By Chinuku(Raindrop)

I am
Very honest person.
Thinking how my gradmother felt when she was sick & died in the hospital 5 months back.
Thinking how my days will be if I decide to send my son to school next week.
Thinking how some people can eat whatever and still stay slim.

I said
To my hubby “lets go for a drive in this breathtaking weather”.

I want
To feel satisfied with whatever I have.
To be a better person.
To lose weight.
A house in mountains or hilly area.

I wish
My parents weren’t divorced. (still wanted to stay with my grandma though)
My husband had feelings. (he is a great guy but can’t show his feelings)
I was skinny.
I had magic power to help everybody in the world and I could go to India by twitching my nose or just blinking.(yes, you can stop by my place & I would love to drop you wherever in India)
I wasn’t too emotional & sensitive.
People stop giving money(few dollars are ok) to temples here where they spend most of money on unnessary things and save the same money to give people in India who really really are in need.

I miss
My Grandmother.
India.
The smell of Indian dirt & cooking especially in rainy season. *sigh

I hear
Song of Fanaa “Chand Sifarish”
my son talking
lots of voices in my head. (I think I talk to myself all day long in my head)
And wonderful sound of rain.

I wonder
How can my son talk soooo much and not feel tired.
How it will be if you could really see all the Gods and heaven.(yes, I try to be good but Im not talking about going to heaven after death.. just in general)
How I will control myself when my son will start school.

I regret
Not started working after I finished my studies.
Saying few things to my grandma & other people that I shouldn’t have.

I am
A good cook.
Very loving, talkative, short temper & stubborn.
Possesive & very insecure about my kids.
Good & caring at heart.
Very lazy, moody, tired & emotional lately.
Trying to be a good mother & wife.
Trying to connect with God on regular basis.

I dance
With rain.

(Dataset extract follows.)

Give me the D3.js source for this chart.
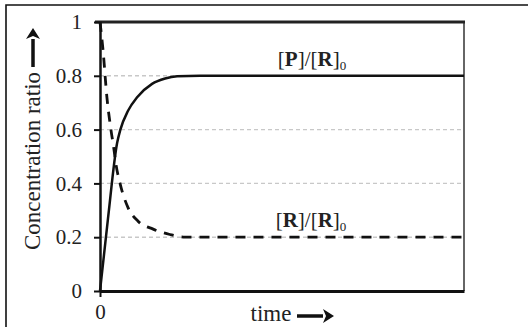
<!DOCTYPE html>
<html>
<head>
<meta charset="utf-8">
<script src="https://cdn.jsdelivr.net/npm/d3@7"></script>
<style>
  body { margin: 0; background: #fff; }
</style>
</head>
<body>
<svg id="chart" width="528" height="327"></svg>
<script>
// values (time in arbitrary units, 0..100)
const productTime = [0, 2.2, 4.7, 5.6, 7.7, 10.2, 14.3, 17.9, 21.2, 27.5, 100];
const productRatio = [0, 0.27, 0.55, 0.60, 0.67, 0.72, 0.77, 0.79, 0.798, 0.8, 0.8];
const reactantTime = [0, 0.8, 1.9, 3.0, 3.8, 4.4, 5.5, 7.7, 10.4, 14.6, 19.2, 23.4, 100];
const reactantRatio = [1, 0.90, 0.72, 0.60, 0.53, 0.47, 0.40, 0.31, 0.26, 0.23, 0.21, 0.20, 0.20];
const yTicks = [0, 0.2, 0.4, 0.6, 0.8, 1];
const gridTicks = [0.2, 0.4, 0.6, 0.8];
const xTicks = [0];

const FONT = "Liberation Serif";
const svg = d3.select("#chart");
const margin = {left: 100, top: 22, right: 64, bottom: 36};
const W = 528, H = 327;

const x = d3.scaleLinear().domain([0, 100]).range([margin.left, W - margin.right]);
const y = d3.scaleLinear().domain([0, 1]).range([H - margin.bottom, margin.top]);

// outer frame
svg.append("path")
  .attr("d", `M6,${H + 2} V5 H${W + 2}`)
  .attr("fill", "none").attr("stroke", "#111").attr("stroke-width", 1.6);

// gridlines
svg.append("g").selectAll("line").data(gridTicks).join("line")
  .attr("x1", x(0)).attr("x2", x(100))
  .attr("y1", d => y(d)).attr("y2", d => y(d))
  .attr("stroke", "#c8c8c8").attr("stroke-width", 1.4)
  .attr("stroke-dasharray", "4,3");

// right border
svg.append("line")
  .attr("x1", x(100)).attr("x2", x(100)).attr("y1", y(1)).attr("y2", y(0))
  .attr("stroke", "#666").attr("stroke-width", 2);

// top line at 1
svg.append("line")
  .attr("x1", x(0) - 5).attr("x2", x(100) + 1).attr("y1", y(1)).attr("y2", y(1))
  .attr("stroke", "#222").attr("stroke-width", 3);

// y axis
const yAxis = svg.append("g")
  .attr("transform", `translate(${x(0)},0)`)
  .call(d3.axisLeft(y).tickValues(yTicks).tickSize(6).tickSizeOuter(0).tickPadding(12)
    .tickFormat(d => d === 0 || d === 1 ? d3.format("d")(d) : d3.format(".1f")(d)));
yAxis.attr("font-family", null).attr("font-size", null);
yAxis.select(".domain").attr("stroke", "#111").attr("stroke-width", 2.5);
yAxis.selectAll(".tick line").attr("stroke", "#111").attr("stroke-width", 2);
yAxis.selectAll(".tick text").style("font", `21px ${FONT}`).attr("fill", "#222");

// x axis
const xAxis = svg.append("g")
  .attr("transform", `translate(0,${y(0)})`)
  .call(d3.axisBottom(x).tickValues(xTicks).tickSize(6).tickSizeOuter(0).tickPadding(7).tickFormat(d3.format("d")));
xAxis.attr("font-family", null).attr("font-size", null);
xAxis.select(".domain").attr("stroke", "#111").attr("stroke-width", 3);
xAxis.selectAll(".tick line").attr("stroke", "#111").attr("stroke-width", 2);
xAxis.selectAll(".tick text").style("font", `21px ${FONT}`).attr("fill", "#222");

// curves
const line = d3.line().x(d => x(d[0])).y(d => y(d[1])).curve(d3.curveMonotoneX);

svg.append("path")
  .datum(d3.zip(productTime, productRatio))
  .attr("d", line)
  .attr("fill", "none").attr("stroke", "#111").attr("stroke-width", 2.5);

svg.append("path")
  .datum(d3.zip(reactantTime, reactantRatio))
  .attr("d", line)
  .attr("fill", "none").attr("stroke", "#111").attr("stroke-width", 2.8)
  .attr("stroke-dasharray", "10,8");

// curve labels
function ratioLabel(cx, cy, species) {
  const t = svg.append("text")
    .attr("x", cx).attr("y", cy)
    .attr("text-anchor", "middle").style("font", `21px ${FONT}`).attr("fill", "#222");
  t.append("tspan").text("[");
  t.append("tspan").style("font-weight", "bold").text(species);
  t.append("tspan").text("]/[");
  t.append("tspan").style("font-weight", "bold").text("R");
  t.append("tspan").text("]");
  t.append("tspan").style("font-size", "13px").attr("dy", 4).text("0");
}
ratioLabel(312, 66, "P");
ratioLabel(311, 227, "R");

// arrow helper
function arrow(x1, y1, x2, y2) {
  const ang = Math.atan2(y2 - y1, x2 - x1);
  const hl = 11, hw = 7;
  const bx = x2 - hl * Math.cos(ang), by = y2 - hl * Math.sin(ang);
  svg.append("line")
    .attr("x1", x1).attr("y1", y1).attr("x2", bx).attr("y2", by)
    .attr("stroke", "#111").attr("stroke-width", 3.5);
  svg.append("path")
    .attr("d", `M${x2},${y2} L${bx - hw * Math.sin(ang)},${by + hw * Math.cos(ang)} L${bx + 3 * Math.cos(ang)},${by + 3 * Math.sin(ang)} L${bx + hw * Math.sin(ang)},${by - hw * Math.cos(ang)} Z`)
    .attr("fill", "#111");
}

// axis titles
svg.append("text")
  .attr("transform", "translate(40,161) rotate(-90)")
  .attr("text-anchor", "middle").style("font", `23px ${FONT}`).attr("fill", "#222")
  .text("Concentration ratio");
arrow(33, 67, 33, 28);

svg.append("text")
  .attr("x", 271).attr("y", 321)
  .attr("text-anchor", "middle").style("font", `23px ${FONT}`).attr("fill", "#222")
  .text("time");
arrow(297, 316, 334, 316);
</script>
</body>
</html>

Actually my heart dances with rain.
On the tiny fingers of my daughter.

I sing
Old love & sad songs (only in my head).
“Chand sifarish” of Fanaa
Pyar to hona hi tha
Jab pyar kisi se hota hai(old & new)
RHTDM
Nursery rhymes
Gayatri Mantra

I am not
Patient at all.
A Risk taker.
Very cheerful lately.

I cry
Easily. Hubby always says that I have hidden taps in my eyes and everytime I feel sad he started doing action of opening the tap & I start crying & laughing at the same time.

I'm not always
In good mood.
A good mother & wife.

I make with my hands
Yummy food
Stitching
Embroidery
Anything I put my heart into.

I write
My blog (Im new to writing)

I confuse
Love with showing off.

I need
To have lots of friends like I used to.
To control my temper.
To control eating fried food... actually all my food habits.

I should
Start excercising.
Stop being lazy.
Call my hubby and ask him where the heck he is.. we are getting late for our long drive. Its already getting dark.

I tag
No one since Im new to this bloging world and don’t know many people yet. Any one is welcome to take it if they want to.

6 comments:

Anonymous said...

you ARE an HONEST person......

Kalpana said...

Lovely, many of us are the same way. Nothing to worry..... I appreciate that u put ur thoughts straight away. Mostly, the same I too am. Shall we be friends?

Artnavy said...

Really share some of those thoughts

Itchingtowrite said...

thought provoking

Sree said...

haahaa.. dont worry you will be having loads of them sooon :-)).

mommyof2 said...

anon: thanks.

Dear friend Kalpana> thanks:-)

artnavy: :-)

itchingtowrite: U think so:-)well glad to know that.